[Exercise prompt]
Pictures within the data are to be left out; everything else must be reproduced exactly.

[Collected material]
━━━━

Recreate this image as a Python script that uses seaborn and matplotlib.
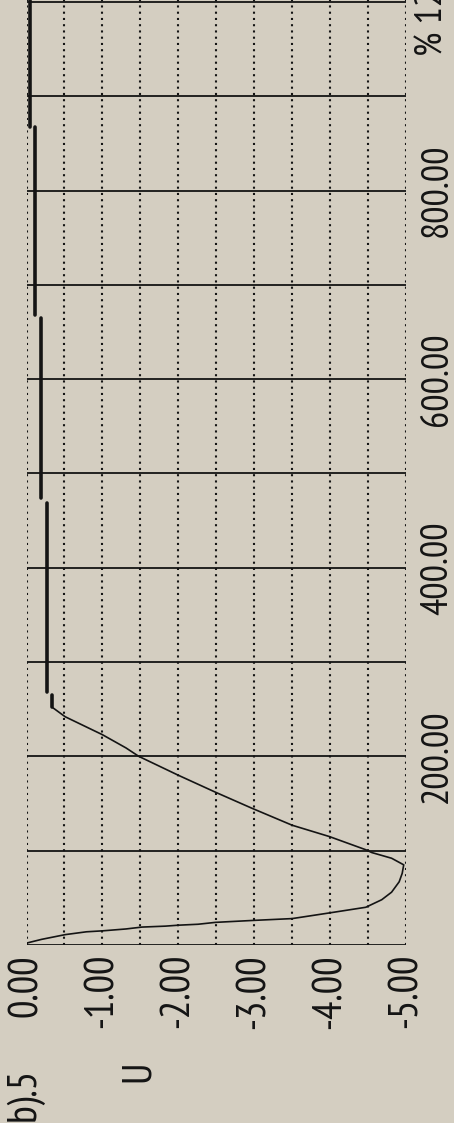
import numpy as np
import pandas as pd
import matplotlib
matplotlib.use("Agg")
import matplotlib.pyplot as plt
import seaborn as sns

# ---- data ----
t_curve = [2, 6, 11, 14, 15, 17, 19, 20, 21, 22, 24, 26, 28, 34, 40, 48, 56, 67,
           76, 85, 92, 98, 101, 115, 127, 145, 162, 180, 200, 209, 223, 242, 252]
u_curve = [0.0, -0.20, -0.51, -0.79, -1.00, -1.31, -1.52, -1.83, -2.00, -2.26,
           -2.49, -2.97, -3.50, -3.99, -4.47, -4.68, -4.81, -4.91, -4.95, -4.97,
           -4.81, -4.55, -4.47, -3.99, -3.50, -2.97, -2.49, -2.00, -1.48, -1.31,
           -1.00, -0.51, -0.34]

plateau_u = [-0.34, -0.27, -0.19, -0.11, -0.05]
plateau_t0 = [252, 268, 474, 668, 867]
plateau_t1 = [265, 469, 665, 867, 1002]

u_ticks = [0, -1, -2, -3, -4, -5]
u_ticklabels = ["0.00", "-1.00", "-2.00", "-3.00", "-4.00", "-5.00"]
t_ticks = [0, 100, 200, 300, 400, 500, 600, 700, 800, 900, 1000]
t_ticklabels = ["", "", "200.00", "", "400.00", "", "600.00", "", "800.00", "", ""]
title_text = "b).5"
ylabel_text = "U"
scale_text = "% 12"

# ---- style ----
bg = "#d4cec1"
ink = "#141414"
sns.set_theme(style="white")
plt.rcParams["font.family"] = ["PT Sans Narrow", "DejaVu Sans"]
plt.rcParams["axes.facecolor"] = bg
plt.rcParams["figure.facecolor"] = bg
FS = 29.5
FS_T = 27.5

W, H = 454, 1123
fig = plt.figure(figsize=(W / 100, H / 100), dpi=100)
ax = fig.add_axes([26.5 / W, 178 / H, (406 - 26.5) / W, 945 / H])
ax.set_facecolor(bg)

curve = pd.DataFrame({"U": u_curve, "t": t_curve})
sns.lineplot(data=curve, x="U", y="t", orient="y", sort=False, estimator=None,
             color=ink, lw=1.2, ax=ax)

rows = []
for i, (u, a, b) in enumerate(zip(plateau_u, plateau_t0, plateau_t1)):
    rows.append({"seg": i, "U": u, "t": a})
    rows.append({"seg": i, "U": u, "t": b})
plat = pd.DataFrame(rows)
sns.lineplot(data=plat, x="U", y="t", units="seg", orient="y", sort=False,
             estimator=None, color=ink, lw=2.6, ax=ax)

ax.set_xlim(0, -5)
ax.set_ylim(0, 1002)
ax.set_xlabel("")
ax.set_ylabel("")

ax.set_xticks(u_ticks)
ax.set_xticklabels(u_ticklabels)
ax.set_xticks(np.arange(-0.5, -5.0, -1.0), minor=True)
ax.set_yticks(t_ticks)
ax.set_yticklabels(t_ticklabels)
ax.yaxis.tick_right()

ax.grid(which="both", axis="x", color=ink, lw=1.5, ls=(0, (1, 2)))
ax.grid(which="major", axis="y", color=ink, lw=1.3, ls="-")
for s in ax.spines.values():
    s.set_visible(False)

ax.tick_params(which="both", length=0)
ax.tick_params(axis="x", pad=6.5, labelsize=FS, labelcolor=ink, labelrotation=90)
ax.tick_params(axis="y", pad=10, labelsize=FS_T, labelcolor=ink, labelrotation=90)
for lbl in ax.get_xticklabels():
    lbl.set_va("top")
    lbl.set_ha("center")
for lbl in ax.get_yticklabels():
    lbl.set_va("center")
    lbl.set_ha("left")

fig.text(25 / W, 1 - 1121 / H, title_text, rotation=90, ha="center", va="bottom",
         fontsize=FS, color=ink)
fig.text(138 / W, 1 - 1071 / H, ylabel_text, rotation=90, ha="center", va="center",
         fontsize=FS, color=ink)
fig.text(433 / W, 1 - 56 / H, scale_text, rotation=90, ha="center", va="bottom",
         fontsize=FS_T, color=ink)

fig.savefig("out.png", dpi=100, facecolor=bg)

━━━━

[Result of the task]
Recreate this image as a Python script that uses seaborn and matplotlib.
import numpy as np
import pandas as pd
import matplotlib
matplotlib.use("Agg")
import matplotlib.pyplot as plt
import seaborn as sns

# ---- data ----
t_curve = [2, 6, 11, 14, 15, 17, 19, 20, 21, 22, 24, 26, 28, 34, 40, 48, 56, 67,
           76, 85, 92, 98, 101, 115, 127, 145, 162, 180, 200, 209, 223, 242, 252]
u_curve = [0.0, -0.20, -0.51, -0.79, -1.00, -1.31, -1.52, -1.83, -2.00, -2.26,
           -2.49, -2.97, -3.50, -3.99, -4.47, -4.68, -4.81, -4.91, -4.95, -4.97,
           -4.81, -4.55, -4.47, -3.99, -3.50, -2.97, -2.49, -2.00, -1.48, -1.31,
           -1.00, -0.51, -0.34]

plateau_u = [-0.34, -0.27, -0.19, -0.11, -0.05]
plateau_t0 = [252, 268, 474, 668, 867]
plateau_t1 = [265, 469, 665, 867, 1002]

u_ticks = [0, -1, -2, -3, -4, -5]
u_ticklabels = ["0.00", "-1.00", "-2.00", "-3.00", "-4.00", "-5.00"]
t_ticks = [0, 100, 200, 300, 400, 500, 600, 700, 800, 900, 1000]
t_ticklabels = ["", "", "200.00", "", "400.00", "", "600.00", "", "800.00", "", ""]
title_text = "b).5"
ylabel_text = "U"
scale_text = "% 12"

# ---- style ----
bg = "#d4cec1"
ink = "#141414"
sns.set_theme(style="white")
plt.rcParams["font.family"] = ["PT Sans Narrow", "DejaVu Sans"]
plt.rcParams["axes.facecolor"] = bg
plt.rcParams["figure.facecolor"] = bg
FS = 29.5
FS_T = 27.5

W, H = 454, 1123
fig = plt.figure(figsize=(W / 100, H / 100), dpi=100)
ax = fig.add_axes([26.5 / W, 178 / H, (406 - 26.5) / W, 945 / H])
ax.set_facecolor(bg)

curve = pd.DataFrame({"U": u_curve, "t": t_curve})
sns.lineplot(data=curve, x="U", y="t", orient="y", sort=False, estimator=None,
             color=ink, lw=1.2, ax=ax)

rows = []
for i, (u, a, b) in enumerate(zip(plateau_u, plateau_t0, plateau_t1)):
    rows.append({"seg": i, "U": u, "t": a})
    rows.append({"seg": i, "U": u, "t": b})
plat = pd.DataFrame(rows)
sns.lineplot(data=plat, x="U", y="t", units="seg", orient="y", sort=False,
             estimator=None, color=ink, lw=2.6, ax=ax)

ax.set_xlim(0, -5)
ax.set_ylim(0, 1002)
ax.set_xlabel("")
ax.set_ylabel("")

ax.set_xticks(u_ticks)
ax.set_xticklabels(u_ticklabels)
ax.set_xticks(np.arange(-0.5, -5.0, -1.0), minor=True)
ax.set_yticks(t_ticks)
ax.set_yticklabels(t_ticklabels)
ax.yaxis.tick_right()

ax.grid(which="both", axis="x", color=ink, lw=1.5, ls=(0, (1, 2)))
ax.grid(which="major", axis="y", color=ink, lw=1.3, ls="-")
for s in ax.spines.values():
    s.set_visible(False)

ax.tick_params(which="both", length=0)
ax.tick_params(axis="x", pad=6.5, labelsize=FS, labelcolor=ink, labelrotation=90)
ax.tick_params(axis="y", pad=10, labelsize=FS_T, labelcolor=ink, labelrotation=90)
for lbl in ax.get_xticklabels():
    lbl.set_va("top")
    lbl.set_ha("center")
for lbl in ax.get_yticklabels():
    lbl.set_va("center")
    lbl.set_ha("left")

fig.text(25 / W, 1 - 1121 / H, title_text, rotation=90, ha="center", va="bottom",
         fontsize=FS, color=ink)
fig.text(138 / W, 1 - 1071 / H, ylabel_text, rotation=90, ha="center", va="center",
         fontsize=FS, color=ink)
fig.text(433 / W, 1 - 56 / H, scale_text, rotation=90, ha="center", va="bottom",
         fontsize=FS_T, color=ink)

fig.savefig("out.png", dpi=100, facecolor=bg)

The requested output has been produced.